The play also often has Toby's madness symbolized by an aesthetic change that gives him white hair, but even in the movie I think there's clearly something "beautiful" in Toby's transformation. In the play he of course begins reciting poetry and seemingly sees connections and patterns where he didn't before that send him into more poetry (the razor, the pie). And of course Sweeney's actions wind up unleashing many other madmen into the streets with their own beautiful but dark visions (city on fire, lunatics yelling at the moon, hunchbacks kissing...).

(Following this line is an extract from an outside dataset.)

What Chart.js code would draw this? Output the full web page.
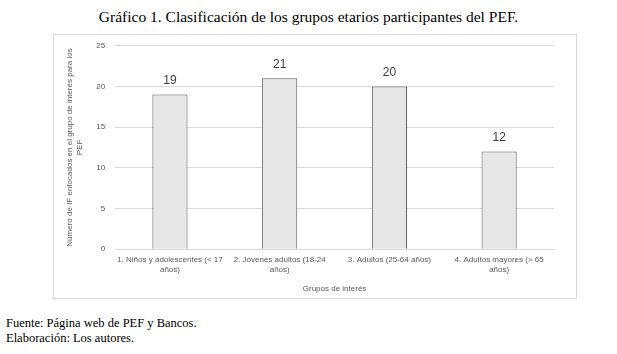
<!DOCTYPE html>
<html>
<head>
<meta charset="utf-8">
<script src="https://cdn.jsdelivr.net/npm/chart.js@4.4.1/dist/chart.umd.min.js"></script>
<style>
  body { margin: 0; background: #fff; width: 617px; height: 354px; position: relative; overflow: hidden; }
  #title { position: absolute; top: 8px; left: 0; width: 617px; text-align: center;
           font-family: "Liberation Serif", serif; font-size: 15.5px; color: #000; }
  #box { position: absolute; left: 53px; top: 34px; width: 522px; height: 263px; border: 1px solid #d9d9d9; }
  #chart { position: absolute; left: 0; top: -4px; }
  #foot { position: absolute; left: 6px; top: 316px; font-family: "Liberation Serif", serif;
          font-size: 12.5px; line-height: 15px; color: #000; }
</style>
</head>
<body>
<div id="title">Gráfico 1. Clasificación de los grupos etarios participantes del PEF.</div>
<div id="box"><canvas id="chart" width="522" height="267"></canvas></div>
<div id="foot">Fuente: Página web de PEF y Bancos.<br>Elaboración: Los autores.</div>
<script>
const categories = [
    ["1. Niños y adolescentes (< 17", "años)"],
    ["2. Jóvenes adultos (18-24", "años)"],
    "3. Adultos (25-64 años)",
    ["4. Adultos mayores (> 65", "años)"]
];
const values = [19, 21, 20, 12];
const yTicks = [0, 5, 10, 15, 20, 25];

// labels above each bar
const barLabels = {
    id: 'barLabels',
    afterDatasetsDraw(chart) {
        const ctx = chart.ctx;
        const meta = chart.getDatasetMeta(0);
        ctx.save();
        ctx.font = '12px "Liberation Sans", sans-serif';
        ctx.fillStyle = '#404040';
        ctx.textAlign = 'center';
        ctx.textBaseline = 'bottom';
        meta.data.forEach((bar, i) => {
            ctx.fillText(values[i], bar.x, bar.y - 8);
        });
        ctx.restore();
    }
};

const font = { family: '"Liberation Sans", sans-serif', size: 8 };

new Chart(document.getElementById('chart'), {
    type: 'bar',
    data: {
        labels: categories,
        datasets: [{
            data: values,
            backgroundColor: '#e7e7e7',
            borderColor: '#595959',
            borderWidth: 1,
            barPercentage: 0.32,
            categoryPercentage: 1
        }]
    },
    options: {
        responsive: false,
        animation: false,
        layout: { padding: { left: 9, right: 22, top: 3, bottom: 4 } },
        plugins: { legend: { display: false }, tooltip: { enabled: false } },
        scales: {
            x: {
                grid: { display: false, drawTicks: false },
                border: { color: '#d9d9d9' },
                ticks: { color: '#595959', font: font, maxRotation: 0, autoSkip: false, padding: 6 },
                title: { display: true, text: 'Grupos de interés', color: '#595959', font: font, padding: { top: 4, bottom: 0 } }
            },
            y: {
                min: 0, max: 25,
                afterBuildTicks(scale) { scale.ticks = yTicks.map(v => ({ value: v })); },
                grid: { color: '#d9d9d9', drawTicks: false },
                border: { display: false },
                ticks: { color: '#595959', font: font, padding: 10 },
                title: {
                    display: true,
                    text: ['Número de IF enfocados en el grupo de interés para los', 'PEF'],
                    color: '#595959', font: font, padding: 2
                }
            }
        }
    },
    plugins: [barLabels]
});
</script>
</body>
</html>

Heh. Looks like I did have more to say! I loved this article! Brilliant1
Jamie Johnston at 18:52 on 2008-06-02
Aw, shucks, thanks all! I totally agree with your comments. One of the great things about Sondheim is that once you find a theme or an idea in one of his musicals you can think about it more and more and eventually just about every sentence (and probably, if one's musical knowledge is good enough, every musical phrase) turns out to link back to it. Like Shakespeare (though not always so effectively).